CNN's Brian Stelter on Sunday called on journalists to step up their game after Kayleigh McEnany left the network to anchor a "news" broadcast for President Donald Trump's reelection campaign.
August 7, 2017

CNN's Brian Stelter on Sunday called on journalists to step up their game after Kayleigh McEnany left the network to anchor a "news" broadcast for President Donald Trump's reelection campaign.

McEnany first appeared Sunday as an anchor on the pro-Trump news channel, which is broadcast on Donald Trump's Facebook page.

"Is this the president's way of controlling the message and circumventing mainstream media," CNN host Fredricka Whitefield asked Senior Media Correspondent Brian Stelter following McEnany's premiere broadcast.

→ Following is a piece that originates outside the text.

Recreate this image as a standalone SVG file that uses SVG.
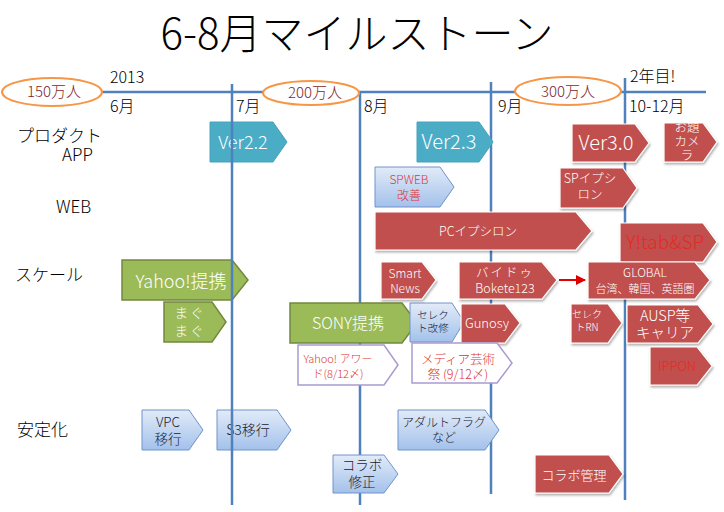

"Maybe it's the newscast he wishes he could see on television," Stelter suggested. "Instead, his reelection campaign is producing it on Facebook."

Stelter said that McEnany had been "one of the best known pro-Trump voices" on CNN.

"She was able to get out of her contract and now she's going on to this new role," he explained. "This video is the first of many that she's going to be appearing in showing up on President Trump's Facebook page. That means it could reach many millions of people."

"We saw the Obama White House do some things like this," he added. "The difference is that President Trump and Trump's aides have tried to delegitimize the real news media by calling it fake. So when you see them putting on something that looks kind of like a newscast, it makes you wonder about the broader strategy."

"Is this government funded or is this strictly campaign, like a propaganda tool," Whitfield wondered.

Stelter pointed out that the Trump campaign had not revealed who was funding the broadcast but "it appears to be part of his reelection effort."

"What's notable in the segment that she's doing, the kind of fake newscast that she's doing, the tone is of course very pro-Trump," he remarked. "The tone there is that the president has turned things around. Most economists would say that Trump is really building on President Obama's economy and success in the later years of the Obama presidency."

"I think it's notable, the tone of these videos, the way it looks like a newscast but isn't really a newscast," Stelter said.